Vanity metrics are goals that look good on paper or suggest growth and success, but the data lacks a correlation to conversions, growth, revenue, or other business goals. Here are some qualities of vanity metrics:

  1. 1. Look good but lacks actionable data. A vanity metric makes the company appear successful or feel like they are making progress when in reality, the metrics lack actionable insights or detail about the return on the investment.
  2. 2. Seemingly valuable data, but it lacks analysis. A data analyst or business strategist can convert some vanity metrics into actionable metrics with the right thinking and perspective. For example, tracking visits to your landing page is important, but if you only track page views and number of site visitors those can be vanity metrics if you fail to contextualize the data and also track conversion rates or bounce rates from that page to assess customer churn and make improvements.
  3. 3. Suggest growth without data to back it up. Tracking only the number of downloads or followers can be a vanity metric if you fail to see the end result. For example, a company may only track social media followers.
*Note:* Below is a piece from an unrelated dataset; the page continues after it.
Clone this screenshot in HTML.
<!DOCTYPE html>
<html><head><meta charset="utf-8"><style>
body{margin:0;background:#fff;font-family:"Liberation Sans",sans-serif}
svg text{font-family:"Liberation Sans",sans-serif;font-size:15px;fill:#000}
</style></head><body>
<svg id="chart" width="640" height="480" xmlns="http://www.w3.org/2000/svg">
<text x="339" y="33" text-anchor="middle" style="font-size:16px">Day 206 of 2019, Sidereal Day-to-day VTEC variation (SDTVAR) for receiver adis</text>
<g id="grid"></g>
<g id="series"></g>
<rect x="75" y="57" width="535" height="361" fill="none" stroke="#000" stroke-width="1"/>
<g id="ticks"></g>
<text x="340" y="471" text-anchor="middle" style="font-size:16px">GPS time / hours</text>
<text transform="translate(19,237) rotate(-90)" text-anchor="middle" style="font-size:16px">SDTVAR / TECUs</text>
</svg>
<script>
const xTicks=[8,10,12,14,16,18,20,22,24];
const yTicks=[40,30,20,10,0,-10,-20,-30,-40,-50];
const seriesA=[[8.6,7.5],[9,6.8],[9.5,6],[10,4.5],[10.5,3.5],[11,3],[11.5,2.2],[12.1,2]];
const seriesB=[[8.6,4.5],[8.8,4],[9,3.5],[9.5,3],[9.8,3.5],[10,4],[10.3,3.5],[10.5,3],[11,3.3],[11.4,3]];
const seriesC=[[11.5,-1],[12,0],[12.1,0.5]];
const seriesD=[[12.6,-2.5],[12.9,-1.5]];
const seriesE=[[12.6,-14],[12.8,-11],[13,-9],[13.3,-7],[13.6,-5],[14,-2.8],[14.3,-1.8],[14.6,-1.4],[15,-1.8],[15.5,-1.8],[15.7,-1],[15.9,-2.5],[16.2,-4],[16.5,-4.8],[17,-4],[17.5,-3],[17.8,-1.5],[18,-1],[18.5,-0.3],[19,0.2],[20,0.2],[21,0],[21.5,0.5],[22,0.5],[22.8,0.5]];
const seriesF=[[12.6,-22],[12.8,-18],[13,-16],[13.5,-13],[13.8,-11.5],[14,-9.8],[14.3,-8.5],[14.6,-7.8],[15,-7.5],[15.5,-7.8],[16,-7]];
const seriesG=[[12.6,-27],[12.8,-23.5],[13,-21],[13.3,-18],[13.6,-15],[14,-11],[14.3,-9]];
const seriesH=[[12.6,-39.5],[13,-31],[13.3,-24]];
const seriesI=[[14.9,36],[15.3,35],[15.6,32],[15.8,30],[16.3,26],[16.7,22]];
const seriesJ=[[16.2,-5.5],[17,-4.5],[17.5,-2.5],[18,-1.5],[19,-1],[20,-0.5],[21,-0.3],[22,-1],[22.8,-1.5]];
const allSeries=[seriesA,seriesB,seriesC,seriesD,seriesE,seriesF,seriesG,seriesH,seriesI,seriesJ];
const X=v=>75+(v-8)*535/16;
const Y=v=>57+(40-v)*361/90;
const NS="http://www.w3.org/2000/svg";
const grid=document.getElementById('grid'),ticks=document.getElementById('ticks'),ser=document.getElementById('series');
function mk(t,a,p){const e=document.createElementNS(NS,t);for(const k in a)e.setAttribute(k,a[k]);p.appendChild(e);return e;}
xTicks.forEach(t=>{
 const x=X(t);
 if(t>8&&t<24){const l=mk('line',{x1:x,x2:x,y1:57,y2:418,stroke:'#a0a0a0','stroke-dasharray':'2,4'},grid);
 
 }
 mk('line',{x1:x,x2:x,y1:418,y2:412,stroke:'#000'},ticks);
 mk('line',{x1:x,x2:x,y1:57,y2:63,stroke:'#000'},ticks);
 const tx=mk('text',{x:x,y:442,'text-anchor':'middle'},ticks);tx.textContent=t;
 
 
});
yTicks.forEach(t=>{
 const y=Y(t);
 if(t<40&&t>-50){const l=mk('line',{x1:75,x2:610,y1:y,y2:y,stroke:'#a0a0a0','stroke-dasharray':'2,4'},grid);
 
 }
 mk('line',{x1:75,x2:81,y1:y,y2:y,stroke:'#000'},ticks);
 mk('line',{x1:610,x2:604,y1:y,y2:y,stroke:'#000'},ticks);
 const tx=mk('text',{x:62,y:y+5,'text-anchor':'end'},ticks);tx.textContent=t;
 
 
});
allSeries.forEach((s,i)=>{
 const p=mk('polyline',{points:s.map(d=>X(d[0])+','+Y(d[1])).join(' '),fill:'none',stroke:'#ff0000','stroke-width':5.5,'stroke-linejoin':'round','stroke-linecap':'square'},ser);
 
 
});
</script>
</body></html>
As the number of followers increases, it can appear that the company is successful, but if a closer look at the resulting conversion and engagement rates indicates these rates low, their social presence may fail to impact sales.

Keep in mind that what constitutes a vanity metric can be subjective, and all metrics can be vanity metrics if you fail to contextualize the data. Even an actionable metric can become a vanity metric if you neglect to assess the implications of the numbers with analytics tools.
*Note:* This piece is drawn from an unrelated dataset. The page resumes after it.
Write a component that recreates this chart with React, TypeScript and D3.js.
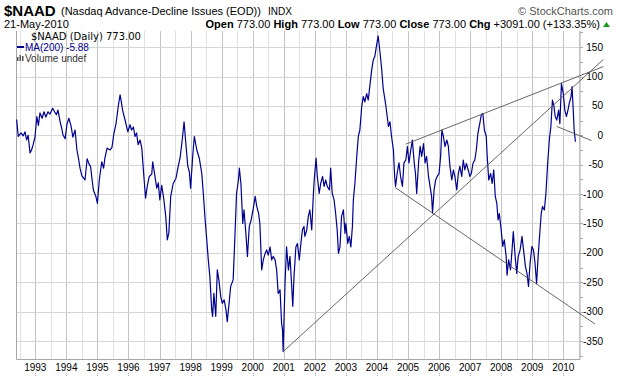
import React from "react";
import * as d3 from "d3";

// decimal years of sampled points
const years = [
  1992.40,1992.45,1992.54,1992.61,1992.67,1992.72,1992.77,1992.83,1992.88,1992.93,
  1992.99,1993.05,1993.10,1993.15,1993.22,1993.28,1993.34,1993.41,1993.47,1993.56,
  1993.62,1993.68,1993.73,1993.80,1993.85,1993.89,1993.96,1994.02,1994.08,1994.15,
  1994.21,1994.28,1994.34,1994.39,1994.44,1994.50,1994.60,1994.67,1994.73,1994.78,
  1994.83,1994.87,1994.95,1995.00,1995.06,1995.14,1995.20,1995.24,1995.31,1995.41,
  1995.47,1995.53,1995.60,1995.67,1995.73,1995.77,1995.81,1995.89,1995.98,1996.05,
  1996.10,1996.16,1996.21,1996.26,1996.31,1996.37,1996.43,1996.48,1996.55,1996.61,
  1996.67,1996.75,1996.78,1996.83,1996.91,1996.96,1997.01,1997.07,1997.14,1997.20,
  1997.25,1997.30,1997.36,1997.44,1997.53,1997.60,1997.66,1997.73,1997.79,1997.85,
  1997.91,1997.96,1998.00,1998.07,1998.12,1998.20,1998.28,1998.36,1998.41,1998.46,
  1998.52,1998.57,1998.62,1998.68,1998.71,1998.75,1998.81,1998.86,1998.91,1998.97,
  1999.02,1999.08,1999.14,1999.18,1999.25,1999.29,1999.37,1999.41,1999.48,1999.54,
  1999.57,1999.62,1999.68,1999.72,1999.78,1999.83,1999.89,1999.95,2000.02,2000.08,
  2000.13,2000.19,2000.23,2000.29,2000.34,2000.40,2000.45,2000.50,2000.56,2000.61,
  2000.66,2000.72,2000.77,2000.82,2000.88,2000.93,2000.96,2000.98,2001.04,2001.09,
  2001.15,2001.20,2001.25,2001.29,2001.33,2001.39,2001.44,2001.50,2001.54,2001.60,
  2001.65,2001.68,2001.74,2001.79,2001.84,2001.90,2001.95,2001.98,2002.04,2002.08,
  2002.14,2002.19,2002.25,2002.30,2002.35,2002.40,2002.47,2002.51,2002.56,2002.62,
  2002.67,2002.72,2002.76,2002.81,2002.86,2002.92,2002.97,2003.00,2003.06,2003.11,
  2003.16,2003.21,2003.24,2003.29,2003.35,2003.40,2003.45,2003.51,2003.56,2003.61,
  2003.67,2003.72,2003.78,2003.83,2003.88,2003.93,2003.99,2004.04,2004.10,2004.15,
  2004.20,2004.26,2004.29,2004.33,2004.37,2004.42,2004.47,2004.53,2004.57,2004.60,
  2004.65,2004.71,2004.76,2004.82,2004.87,2004.93,2004.98,2005.03,2005.09,2005.14,
  2005.20,2005.24,2005.28,2005.34,2005.39,2005.44,2005.50,2005.55,2005.60,2005.66,
  2005.71,2005.76,2005.79,2005.84,2005.89,2005.94,2006.00,2006.05,2006.09,2006.14,
  2006.19,2006.25,2006.30,2006.35,2006.41,2006.46,2006.51,2006.57,2006.62,2006.67,
  2006.73,2006.78,2006.83,2006.88,2006.94,2006.99,2007.04,2007.09,2007.15,2007.20,
  2007.25,2007.31,2007.36,2007.41,2007.46,2007.52,2007.55,2007.60,2007.66,2007.71,
  2007.76,2007.81,2007.86,2007.90,2007.94,2008.00,2008.05,2008.10,2008.16,2008.19,
  2008.24,2008.30,2008.35,2008.39,2008.45,2008.50,2008.55,2008.61,2008.67,2008.72,
  2008.78,2008.83,2008.88,2008.93,2008.99,2009.04,2009.09,2009.14,2009.19,2009.25,
  2009.29,2009.33,2009.39,2009.44,2009.49,2009.55,2009.60,2009.65,2009.70,2009.74,
  2009.79,2009.85,2009.89,2009.94,2010.00,2010.05,2010.10,2010.15,2010.19,2010.25,
  2010.28,2010.32,2010.35,2010.39,
];

const naadValues = [
  27,-2,4,-1,6,-8,0,-30,-25,-16,
  -3,32,17,38,29,40,31,40,36,46,
  40,35,43,23,12,1,-6,19,29,16,
  -3,9,-25,-39,-56,-69,-76,-40,-49,-53,
  -76,-93,-104,-116,-76,-45,-56,-39,-22,-25,
  -20,3,20,49,69,57,43,26,6,18,
  9,14,-2,4,-16,-8,-22,-59,-107,-85,
  -70,-66,-45,-62,-90,-81,-110,-85,-110,-138,
  -178,-166,-104,-82,-73,-53,-39,-8,23,-16,
  -53,-62,-90,-34,-2,-25,-39,-65,-99,-138,
  -178,-212,-240,-297,-308,-269,-308,-229,-246,-274,
  -286,-280,-297,-317,-280,-257,-246,-195,-99,-76,
  -56,-82,-150,-127,-167,-206,-155,-144,-124,-104,
  -121,-133,-150,-229,-212,-201,-195,-204,-190,-212,
  -206,-212,-229,-269,-263,-320,-331,-368,-252,-190,
  -229,-206,-252,-291,-240,-190,-184,-212,-190,-161,
  -155,-172,-161,-138,-127,-161,-104,-76,-39,-70,
  -99,-82,-70,-87,-76,-87,-93,-56,-99,-110,
  -133,-161,-201,-190,-138,-127,-167,-150,-184,-172,
  -190,-155,-110,-82,-36,-2,9,49,66,57,
  71,60,88,111,128,134,154,169,140,114,
  80,60,49,32,15,23,-2,-25,-70,-87,
  -65,-47,-70,-87,-47,-42,-19,-47,-25,-8,
  -47,-65,-99,-47,-19,-36,-14,-47,-36,-70,
  -87,-104,-132,-93,-76,-70,-65,-36,9,-2,
  -19,-8,-19,-53,-76,-59,-70,-93,-65,-53,
  -70,-42,-59,-48,-59,-70,-65,-48,-42,-25,
  3,20,35,37,9,-2,-36,-76,-65,-82,
  -59,-104,-116,-144,-133,-161,-189,-178,-206,-238,
  -212,-229,-195,-164,-206,-235,-206,-195,-172,-195,
  -223,-235,-257,-218,-189,-195,-218,-252,-206,-161,
  -133,-121,-127,-99,-53,-8,15,60,49,32,
  26,43,20,88,71,43,32,43,54,66,
  83,43,9,-11,
];

const yearLabels = [1993,1994,1995,1996,1997,1998,1999,2000,2001,2002,2003,2004,2005,2006,2007,2008,2009,2010];
const yTicks = [150,100,50,0,-50,-100,-150,-200,-250,-300,-350];

// hand-drawn trend lines: [startYear, startValue, endYear, endValue]
const trendStartYears = [2000.98, 2004.93, 2004.59, 2009.79];
const trendStartValues = [-368, -15, -89, 15];
const trendEndYears = [2011.29, 2011.29, 2011.02, 2010.91];
const trendEndValues = [129, 117, -321, -9];

const W = 620, H = 376;
const left = 16.5, right = 580, top = 31, bottom = 359.5;

export default function App() {
  const x = d3.scaleLinear().domain([1993, 2010]).range([35.3, 563.3]);
  const y = d3.scaleLinear().domain([0, -350]).range([135.3, 341]);

  const data = years.map((t, i) => [t, naadValues[i]] as [number, number]);
  const line = d3.line<[number, number]>().x(d => x(d[0])).y(d => y(d[1]));

  const halfYears: number[] = [];
  for (let yr = 1992.5; yr <= 2010.5; yr += 0.5) halfYears.push(yr);

  const minorTicks: number[] = [];
  for (let v = 175; v >= -375; v -= 25) minorTicks.push(v);

  const font = "'Liberation Sans', Arial, sans-serif";

  return (
    <svg width={W} height={H} style={{ position: "absolute", left: 0, top: 0, background: "#fff" }} fontFamily={font}>
      <rect x={0} y={0} width={W} height={H} fill="#fff" />
      {/* header */}
      <text x={4} y={16} fontSize={15} fontWeight="bold" fill="#000">$NAAD</text>
      <text x={61} y={15} fontSize={11} fill="#000">(Nasdaq Advance-Decline Issues (EOD))</text>
      <text x={268} y={15} fontSize={10} fill="#000">INDX</text>
      <text x={613} y={15} fontSize={11} fill="#555" textAnchor="end">© StockCharts.com</text>
      <text x={4} y={28} fontSize={11} fill="#000">21-May-2010</text>
      <text x={600} y={28} fontSize={11} fill="#000" textAnchor="end">
        <tspan fontWeight="bold">Open</tspan> 773.00 <tspan fontWeight="bold">High</tspan> 773.00 <tspan fontWeight="bold">Low</tspan> 773.00 <tspan fontWeight="bold">Close</tspan> 773.00 <tspan fontWeight="bold">Chg</tspan> +3091.00 (+133.35%)
      </text>
      <path d="M603,27 L606.5,22 L610,27 Z" fill="#1a9a1a" />

      {/* grid */}
      {halfYears.map(t => {
        const isYear = Math.abs(t - Math.round(t)) < 0.01;
        const xx = Math.round(x(t)) + 0.5;
        if (xx <= left || xx >= right) return null;
        return <line key={"v" + t} x1={xx} x2={xx} y1={top} y2={bottom} stroke={isYear ? "#c4c4c4" : "#e0e0e0"} strokeWidth={1} />;
      })}
      {yTicks.map(v => {
        const yy = Math.round(y(v)) + 0.5;
        return <line key={"h" + v} x1={left} x2={right} y1={yy} y2={yy} stroke="#d6d6d6" strokeWidth={1} />;
      })}

      {/* frame */}
      <line x1={left} x2={left} y1={top} y2={bottom} stroke="#a8a8a8" />
      <line x1={left} x2={right} y1={bottom} y2={bottom} stroke="#a8a8a8" />
      <line x1={right} x2={right} y1={top} y2={bottom} stroke="#a8a8a8" />

      {/* right axis */}
      {minorTicks.map(v => {
        const yy = Math.round(y(v)) + 0.5;
        if (yy < top || yy > bottom) return null;
        return <line key={"m" + v} x1={right} x2={right + 3} y1={yy} y2={yy} stroke="#aaa" />;
      })}
      {yTicks.map(v => (
        <text key={"yl" + v} x={603} y={y(v) + 3.5} fontSize={10} textAnchor="end" fill="#000">{v}</text>
      ))}

      {/* x axis */}
      {yearLabels.map(yr => (
        <g key={"xl" + yr}>
          <text x={x(yr)} y={371} fontSize={10} textAnchor="middle" fill="#000">{yr}</text>
          <line x1={Math.round(x(yr)) + 0.5} x2={Math.round(x(yr)) + 0.5} y1={373} y2={376} stroke="#aaa" strokeDasharray="1,1" />
        </g>
      ))}

      {/* data line */}
      <path d={line(data) || ""} fill="none" stroke="#000090" strokeWidth={1.2} strokeLinejoin="round" />

      {/* trend lines */}
      {trendStartYears.map((t, i) => (
        <line key={"t" + i} x1={x(t)} y1={y(trendStartValues[i])} x2={x(trendEndYears[i])} y2={y(trendEndValues[i])} stroke="#555" strokeWidth={0.9} />
      ))}

      {/* legend */}
      <text x={31} y={40} fontSize={10} fontFamily="'DejaVu Sans', sans-serif" fill="#000">$NAAD (Daily) 773.00</text>
      <line x1={17} x2={24} y1={47} y2={47} stroke="#000090" strokeWidth={2} />
      <text x={25} y={50.5} fontSize={10} fill="#000090">MA(200) -5.88</text>
      <g fill="#555">
        <rect x={17} y={57} width={1.5} height={4} />
        <rect x={19.5} y={55} width={1.5} height={6} />
        <rect x={22} y={56} width={1.5} height={5} />
      </g>
      <text x={25} y={61.5} fontSize={10} fill="#333">Volume undef</text>
    </svg>
  );
}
Vanity Metrics vs. Actionable Metrics

While vanity metrics lack impactful data, an actionable metric (also called a “real metric”) is any data you can use to represent real change or progress. Actionable metrics include key performance indicators (KPIs) that come from strategic research and testing, such as performing A/B testing or split-tests, creating case studies, or completing user experience surveys.
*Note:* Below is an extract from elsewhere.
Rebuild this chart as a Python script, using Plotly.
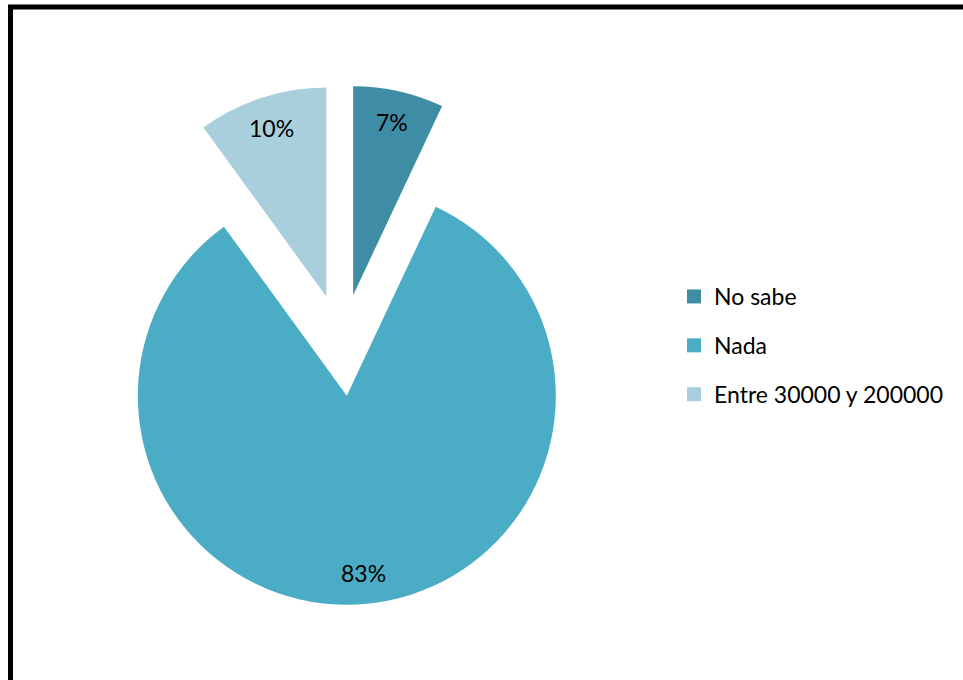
import math
import plotly.graph_objects as go

labels = ["No sabe", "Nada", "Entre 30000 y 200000"]
values = [7, 83, 10]
colors = ["#3F8DA4", "#4BACC6", "#A9CEDC"]
pull = 0.244

W, H = 963, 680
# pie geometry (pixels)
cx, cy, r = 342, 345, 209
half = r * (1 + pull)
dom_x = [(cx - half) / W, (cx + half) / W]
dom_y = [1 - (cy + half) / H, 1 - (cy - half) / H]

fig = go.Figure()
fig.add_trace(go.Pie(
    labels=labels, values=values, sort=False, direction="clockwise", rotation=0,
    marker=dict(colors=colors, line=dict(width=0)),
    pull=[pull] * len(values), textinfo="none",
    domain=dict(x=dom_x, y=dom_y),
    showlegend=False, hoverinfo="label+percent",
))
for lab, col in zip(labels, colors):
    fig.add_trace(go.Scatter(
        x=[None], y=[None], mode="markers", name=lab, legendgroup=lab,
        marker=dict(symbol="square", size=14, color=col), showlegend=True,
    ))

# percentage labels placed along each slice bisector
total = sum(values)
annotations = []
cum = 0
for v in values:
    mid = (cum + v / 2) / total * 2 * math.pi
    cum += v
    dist = r * pull + r * 0.85
    px = cx + dist * math.sin(mid)
    py = cy - dist * math.cos(mid)
    annotations.append(dict(
        x=px / W, y=1 - py / H, xref="paper", yref="paper",
        xanchor="center", yanchor="middle",
        text=f"{round(100 * v / total)}%", showarrow=False,
        font=dict(family="Lato", size=23, color="black"),
    ))

fig.update_layout(
    width=W, height=H, margin=dict(l=0, r=0, t=0, b=0),
    paper_bgcolor="white", plot_bgcolor="white",
    xaxis=dict(visible=False), yaxis=dict(visible=False),
    legend=dict(x=674 / W, xanchor="left", y=1 - 275 / H, yanchor="top",
                font=dict(family="Lato", size=23, color="black"),
                tracegroupgap=16, bgcolor="rgba(0,0,0,0)"),
    annotations=annotations,
    shapes=[dict(type="rect", xref="paper", yref="paper",
                 x0=10.5 / W, x1=1.05, y0=-0.05, y1=1 - 7 / H,
                 line=dict(color="black", width=5), fillcolor="rgba(0,0,0,0)")],
)
fig.write_html("out.html", config={"displayModeBar": False},
               post_script="document.body.style.margin='0';document.body.style.overflow='hidden';")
A startup e-commerce company or business owner can set actionable metrics by considering why metrics matter in the first place. KPIs should show impact to your business goals and translate into actionable data. For example, tracking the customer lifetime value achieved from a marketing campaign shows the return on investment of your digital marketing efforts.

3 Examples of Vanity Metrics

Here are three examples of vanity marketing metrics that fail to correlate to business objectives or the company’s bottom line.

  1. 1. Looking at active users only: A business may have many people signed up for their service or product, but customers may become inactive or unsubscribe from the service. If a company only tracks the number of users without factoring in inactive or unsubscribed users, that is a vanity metric.
  2. 2. Social media metrics that only track followers: A company with a large social media following may look like thriving business, but by only looking at the number of followers (a vanity metric) they may fail to track if this total number translates to increased brand awareness, social shares, engagement, or conversions.
  3. 3. Tracking page views but not conversions: Page views and click-through rates show how many people visit your site. However, these metrics alone fail to indicate if your visitors are becoming new customers by purchasing your products or if your landing page is effective. Factoring other useful metrics, like your bounce rate or pages visited per session, can give you a better understanding of your customer retention rate, the number of returning customers, if the visitors are staying and looking at your products, and the impact of your search engine optimization (SEO) efforts.